-- DATASET EXCERPT start --

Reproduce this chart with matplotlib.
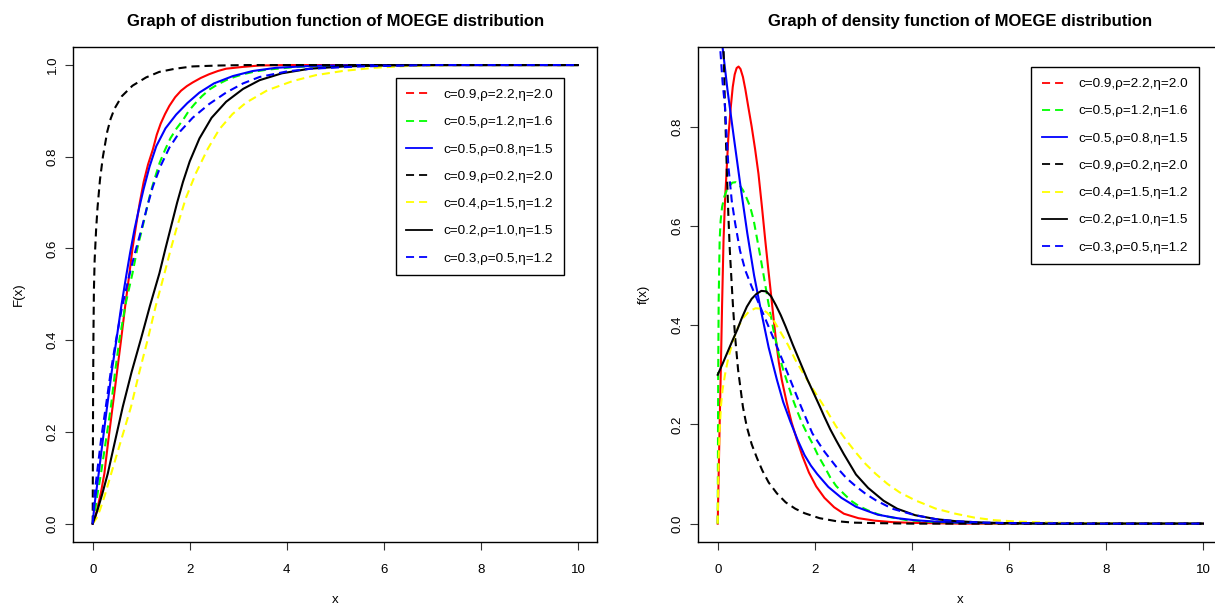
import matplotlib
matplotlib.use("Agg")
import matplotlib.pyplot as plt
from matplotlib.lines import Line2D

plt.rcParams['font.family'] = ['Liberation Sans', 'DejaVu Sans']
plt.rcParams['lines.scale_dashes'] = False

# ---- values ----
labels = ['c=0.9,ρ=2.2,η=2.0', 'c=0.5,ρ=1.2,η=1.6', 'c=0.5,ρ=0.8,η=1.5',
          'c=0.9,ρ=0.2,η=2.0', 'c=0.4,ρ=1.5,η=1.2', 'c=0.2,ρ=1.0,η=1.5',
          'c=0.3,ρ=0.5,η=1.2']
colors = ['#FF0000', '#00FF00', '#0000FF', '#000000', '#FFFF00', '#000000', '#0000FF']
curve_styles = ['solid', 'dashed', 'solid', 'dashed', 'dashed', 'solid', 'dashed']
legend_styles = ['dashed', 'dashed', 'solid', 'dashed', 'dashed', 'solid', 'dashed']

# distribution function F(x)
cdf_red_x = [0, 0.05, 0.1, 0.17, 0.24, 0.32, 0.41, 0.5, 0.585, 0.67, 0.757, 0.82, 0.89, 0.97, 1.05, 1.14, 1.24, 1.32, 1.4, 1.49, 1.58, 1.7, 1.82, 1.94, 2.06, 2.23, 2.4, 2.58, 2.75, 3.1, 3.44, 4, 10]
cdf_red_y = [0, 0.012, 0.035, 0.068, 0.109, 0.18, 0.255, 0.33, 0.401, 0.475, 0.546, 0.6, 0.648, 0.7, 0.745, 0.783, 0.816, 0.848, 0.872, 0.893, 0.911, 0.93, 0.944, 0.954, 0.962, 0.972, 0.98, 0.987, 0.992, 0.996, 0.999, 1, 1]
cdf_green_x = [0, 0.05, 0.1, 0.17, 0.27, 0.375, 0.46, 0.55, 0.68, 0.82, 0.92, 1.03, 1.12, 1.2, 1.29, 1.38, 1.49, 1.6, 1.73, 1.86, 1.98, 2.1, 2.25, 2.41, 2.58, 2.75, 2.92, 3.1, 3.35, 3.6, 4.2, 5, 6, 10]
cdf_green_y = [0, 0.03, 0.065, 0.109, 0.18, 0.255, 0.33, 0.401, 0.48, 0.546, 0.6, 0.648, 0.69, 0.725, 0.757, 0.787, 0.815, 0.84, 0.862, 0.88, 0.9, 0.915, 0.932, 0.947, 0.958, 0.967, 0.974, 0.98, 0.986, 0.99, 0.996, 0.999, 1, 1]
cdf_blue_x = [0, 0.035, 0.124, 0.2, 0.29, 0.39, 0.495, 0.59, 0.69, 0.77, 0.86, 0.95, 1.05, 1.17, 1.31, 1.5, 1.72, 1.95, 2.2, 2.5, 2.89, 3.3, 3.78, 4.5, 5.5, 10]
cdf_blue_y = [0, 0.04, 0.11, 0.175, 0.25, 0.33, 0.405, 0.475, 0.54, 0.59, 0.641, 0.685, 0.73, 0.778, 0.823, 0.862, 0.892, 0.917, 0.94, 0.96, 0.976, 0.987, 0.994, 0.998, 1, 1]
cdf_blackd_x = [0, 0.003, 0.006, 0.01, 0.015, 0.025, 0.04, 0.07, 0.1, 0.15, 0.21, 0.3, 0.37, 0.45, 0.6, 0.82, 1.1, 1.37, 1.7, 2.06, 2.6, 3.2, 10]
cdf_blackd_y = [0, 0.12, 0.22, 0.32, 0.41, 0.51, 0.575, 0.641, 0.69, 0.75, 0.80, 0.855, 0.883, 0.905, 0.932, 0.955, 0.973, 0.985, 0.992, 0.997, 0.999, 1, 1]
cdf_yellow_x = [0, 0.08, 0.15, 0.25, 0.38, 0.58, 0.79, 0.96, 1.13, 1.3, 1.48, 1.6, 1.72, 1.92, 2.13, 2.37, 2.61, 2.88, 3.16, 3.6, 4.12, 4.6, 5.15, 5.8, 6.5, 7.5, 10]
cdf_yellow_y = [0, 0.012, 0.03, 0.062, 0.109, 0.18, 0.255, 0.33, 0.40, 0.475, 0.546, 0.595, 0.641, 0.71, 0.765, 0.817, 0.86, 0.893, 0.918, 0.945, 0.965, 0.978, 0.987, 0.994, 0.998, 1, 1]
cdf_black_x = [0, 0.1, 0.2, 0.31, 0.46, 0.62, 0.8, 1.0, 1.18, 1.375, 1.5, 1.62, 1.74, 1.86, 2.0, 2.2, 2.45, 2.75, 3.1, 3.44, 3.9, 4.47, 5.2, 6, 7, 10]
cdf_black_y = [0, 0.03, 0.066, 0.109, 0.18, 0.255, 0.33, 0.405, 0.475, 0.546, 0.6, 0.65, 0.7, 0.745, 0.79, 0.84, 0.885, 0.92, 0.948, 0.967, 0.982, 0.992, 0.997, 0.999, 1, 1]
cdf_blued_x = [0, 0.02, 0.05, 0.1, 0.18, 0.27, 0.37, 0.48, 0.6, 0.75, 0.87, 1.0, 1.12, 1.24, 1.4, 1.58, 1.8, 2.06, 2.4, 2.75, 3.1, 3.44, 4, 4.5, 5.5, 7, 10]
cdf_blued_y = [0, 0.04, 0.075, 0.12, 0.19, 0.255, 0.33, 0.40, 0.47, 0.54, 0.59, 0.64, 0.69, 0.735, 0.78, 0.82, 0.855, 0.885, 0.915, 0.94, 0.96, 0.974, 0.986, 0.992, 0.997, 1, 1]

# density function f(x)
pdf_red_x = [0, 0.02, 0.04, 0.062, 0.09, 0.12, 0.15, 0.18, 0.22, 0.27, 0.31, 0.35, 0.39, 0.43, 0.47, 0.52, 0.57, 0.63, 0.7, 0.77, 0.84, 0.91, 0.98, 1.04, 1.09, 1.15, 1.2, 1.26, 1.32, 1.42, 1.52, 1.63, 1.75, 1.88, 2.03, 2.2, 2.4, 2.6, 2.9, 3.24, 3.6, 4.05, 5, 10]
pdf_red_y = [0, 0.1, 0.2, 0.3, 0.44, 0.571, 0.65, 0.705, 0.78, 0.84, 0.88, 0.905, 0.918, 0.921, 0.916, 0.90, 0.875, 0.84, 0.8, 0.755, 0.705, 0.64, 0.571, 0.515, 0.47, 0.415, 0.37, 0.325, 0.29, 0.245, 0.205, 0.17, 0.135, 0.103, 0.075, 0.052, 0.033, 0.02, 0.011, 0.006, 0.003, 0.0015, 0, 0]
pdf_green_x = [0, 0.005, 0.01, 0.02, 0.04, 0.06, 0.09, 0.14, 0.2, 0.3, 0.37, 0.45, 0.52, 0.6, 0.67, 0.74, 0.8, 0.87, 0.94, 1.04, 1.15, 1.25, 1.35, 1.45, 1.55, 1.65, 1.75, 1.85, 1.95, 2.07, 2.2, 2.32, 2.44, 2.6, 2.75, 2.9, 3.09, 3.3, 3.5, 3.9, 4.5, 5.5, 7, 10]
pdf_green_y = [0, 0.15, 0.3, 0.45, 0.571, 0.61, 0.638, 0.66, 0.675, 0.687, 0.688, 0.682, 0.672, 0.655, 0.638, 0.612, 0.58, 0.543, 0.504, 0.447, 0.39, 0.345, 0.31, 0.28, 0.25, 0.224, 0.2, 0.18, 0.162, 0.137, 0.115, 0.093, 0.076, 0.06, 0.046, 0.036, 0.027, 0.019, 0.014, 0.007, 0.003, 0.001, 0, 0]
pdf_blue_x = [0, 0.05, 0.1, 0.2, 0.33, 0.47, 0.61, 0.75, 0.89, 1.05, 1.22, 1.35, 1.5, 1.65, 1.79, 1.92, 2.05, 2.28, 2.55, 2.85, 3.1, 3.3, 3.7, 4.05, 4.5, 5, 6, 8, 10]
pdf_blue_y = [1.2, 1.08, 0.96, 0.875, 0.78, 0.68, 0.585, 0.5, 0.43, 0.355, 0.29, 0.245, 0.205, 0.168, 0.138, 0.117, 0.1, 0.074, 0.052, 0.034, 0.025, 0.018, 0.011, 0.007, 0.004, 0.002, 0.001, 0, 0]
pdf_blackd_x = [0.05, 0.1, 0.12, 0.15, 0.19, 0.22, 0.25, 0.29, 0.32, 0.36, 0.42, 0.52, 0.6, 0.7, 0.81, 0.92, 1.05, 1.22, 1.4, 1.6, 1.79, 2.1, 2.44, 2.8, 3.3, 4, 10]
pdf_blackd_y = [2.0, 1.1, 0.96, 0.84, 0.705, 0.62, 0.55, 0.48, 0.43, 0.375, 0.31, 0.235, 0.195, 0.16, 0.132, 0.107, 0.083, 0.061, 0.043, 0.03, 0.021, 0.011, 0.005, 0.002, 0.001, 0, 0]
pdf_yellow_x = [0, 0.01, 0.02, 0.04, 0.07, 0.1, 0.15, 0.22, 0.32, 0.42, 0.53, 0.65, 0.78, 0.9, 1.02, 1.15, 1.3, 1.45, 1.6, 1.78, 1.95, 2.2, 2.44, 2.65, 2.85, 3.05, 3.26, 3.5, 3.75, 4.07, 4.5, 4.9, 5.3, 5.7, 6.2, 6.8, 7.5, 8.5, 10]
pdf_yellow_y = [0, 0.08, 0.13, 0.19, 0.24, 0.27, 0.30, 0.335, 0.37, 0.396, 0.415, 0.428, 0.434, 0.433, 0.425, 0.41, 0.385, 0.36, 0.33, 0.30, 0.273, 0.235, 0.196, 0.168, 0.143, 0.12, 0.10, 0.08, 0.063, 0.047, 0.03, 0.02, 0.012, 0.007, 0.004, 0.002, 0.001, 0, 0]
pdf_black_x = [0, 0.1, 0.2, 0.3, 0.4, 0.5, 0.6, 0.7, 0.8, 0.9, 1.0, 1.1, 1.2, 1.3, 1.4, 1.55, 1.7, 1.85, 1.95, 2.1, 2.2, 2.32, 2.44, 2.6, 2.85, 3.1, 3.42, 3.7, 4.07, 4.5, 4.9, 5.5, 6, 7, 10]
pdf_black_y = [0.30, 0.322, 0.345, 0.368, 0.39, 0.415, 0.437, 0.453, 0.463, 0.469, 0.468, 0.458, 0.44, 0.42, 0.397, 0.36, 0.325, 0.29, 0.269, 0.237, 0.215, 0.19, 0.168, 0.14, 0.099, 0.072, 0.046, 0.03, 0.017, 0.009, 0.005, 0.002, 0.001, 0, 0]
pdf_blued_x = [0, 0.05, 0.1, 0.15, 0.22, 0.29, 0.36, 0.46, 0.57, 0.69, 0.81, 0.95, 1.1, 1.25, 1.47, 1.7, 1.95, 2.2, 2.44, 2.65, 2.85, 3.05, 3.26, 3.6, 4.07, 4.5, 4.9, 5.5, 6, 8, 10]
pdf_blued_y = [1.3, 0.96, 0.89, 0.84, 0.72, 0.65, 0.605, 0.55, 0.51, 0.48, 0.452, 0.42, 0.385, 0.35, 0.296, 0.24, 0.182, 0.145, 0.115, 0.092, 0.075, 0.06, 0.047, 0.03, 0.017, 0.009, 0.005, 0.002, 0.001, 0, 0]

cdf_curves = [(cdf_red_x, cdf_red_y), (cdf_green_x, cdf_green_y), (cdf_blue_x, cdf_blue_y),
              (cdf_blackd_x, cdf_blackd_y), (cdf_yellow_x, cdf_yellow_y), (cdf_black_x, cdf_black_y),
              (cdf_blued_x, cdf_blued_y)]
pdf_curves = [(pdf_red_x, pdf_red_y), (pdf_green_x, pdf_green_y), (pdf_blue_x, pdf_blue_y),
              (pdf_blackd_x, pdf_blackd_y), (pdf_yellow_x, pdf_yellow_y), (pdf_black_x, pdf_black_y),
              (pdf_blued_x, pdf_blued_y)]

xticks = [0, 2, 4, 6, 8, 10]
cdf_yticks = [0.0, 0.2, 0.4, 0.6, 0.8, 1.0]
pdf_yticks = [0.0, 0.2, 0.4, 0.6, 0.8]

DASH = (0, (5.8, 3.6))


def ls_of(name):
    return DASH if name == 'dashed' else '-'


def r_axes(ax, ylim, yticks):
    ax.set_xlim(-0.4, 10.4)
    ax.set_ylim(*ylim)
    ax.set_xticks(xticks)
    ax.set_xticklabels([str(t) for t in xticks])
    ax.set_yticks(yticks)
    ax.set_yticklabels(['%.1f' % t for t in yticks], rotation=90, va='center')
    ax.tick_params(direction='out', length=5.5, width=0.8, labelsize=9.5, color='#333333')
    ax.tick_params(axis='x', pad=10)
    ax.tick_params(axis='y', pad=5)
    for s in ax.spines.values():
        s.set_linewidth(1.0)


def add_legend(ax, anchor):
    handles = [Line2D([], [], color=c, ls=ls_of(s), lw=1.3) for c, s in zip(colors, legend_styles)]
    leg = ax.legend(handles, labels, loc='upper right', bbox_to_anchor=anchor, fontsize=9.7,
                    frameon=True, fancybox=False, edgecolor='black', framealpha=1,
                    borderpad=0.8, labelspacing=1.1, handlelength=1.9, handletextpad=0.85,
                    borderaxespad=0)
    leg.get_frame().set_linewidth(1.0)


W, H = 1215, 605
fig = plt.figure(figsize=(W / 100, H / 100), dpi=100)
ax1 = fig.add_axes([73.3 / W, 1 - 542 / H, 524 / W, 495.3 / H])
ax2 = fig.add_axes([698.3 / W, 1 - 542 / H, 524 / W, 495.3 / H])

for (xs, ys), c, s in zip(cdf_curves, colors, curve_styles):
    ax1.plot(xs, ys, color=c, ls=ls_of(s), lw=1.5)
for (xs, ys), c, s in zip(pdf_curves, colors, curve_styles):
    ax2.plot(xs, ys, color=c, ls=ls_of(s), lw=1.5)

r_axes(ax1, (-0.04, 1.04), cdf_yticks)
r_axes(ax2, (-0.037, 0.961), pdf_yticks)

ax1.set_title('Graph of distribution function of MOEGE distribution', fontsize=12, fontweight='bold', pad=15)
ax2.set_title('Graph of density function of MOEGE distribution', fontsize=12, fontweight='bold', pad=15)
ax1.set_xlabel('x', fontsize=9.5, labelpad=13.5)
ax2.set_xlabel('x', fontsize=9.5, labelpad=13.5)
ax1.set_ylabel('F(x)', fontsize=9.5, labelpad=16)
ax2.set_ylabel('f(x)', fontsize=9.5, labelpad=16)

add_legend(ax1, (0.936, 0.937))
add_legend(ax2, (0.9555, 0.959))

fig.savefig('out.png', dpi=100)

-- DATASET EXCERPT end --

__PROBLEM TO WORK ON__
Repeat the listing above exactly from its first line to the line containing "plt.rcParams['lines.scale_dashes'] = False", both included, and omit the pictures.

__OUTPUT BELOW__
Reproduce this chart with matplotlib.
import matplotlib
matplotlib.use("Agg")
import matplotlib.pyplot as plt
from matplotlib.lines import Line2D

plt.rcParams['font.family'] = ['Liberation Sans', 'DejaVu Sans']
plt.rcParams['lines.scale_dashes'] = False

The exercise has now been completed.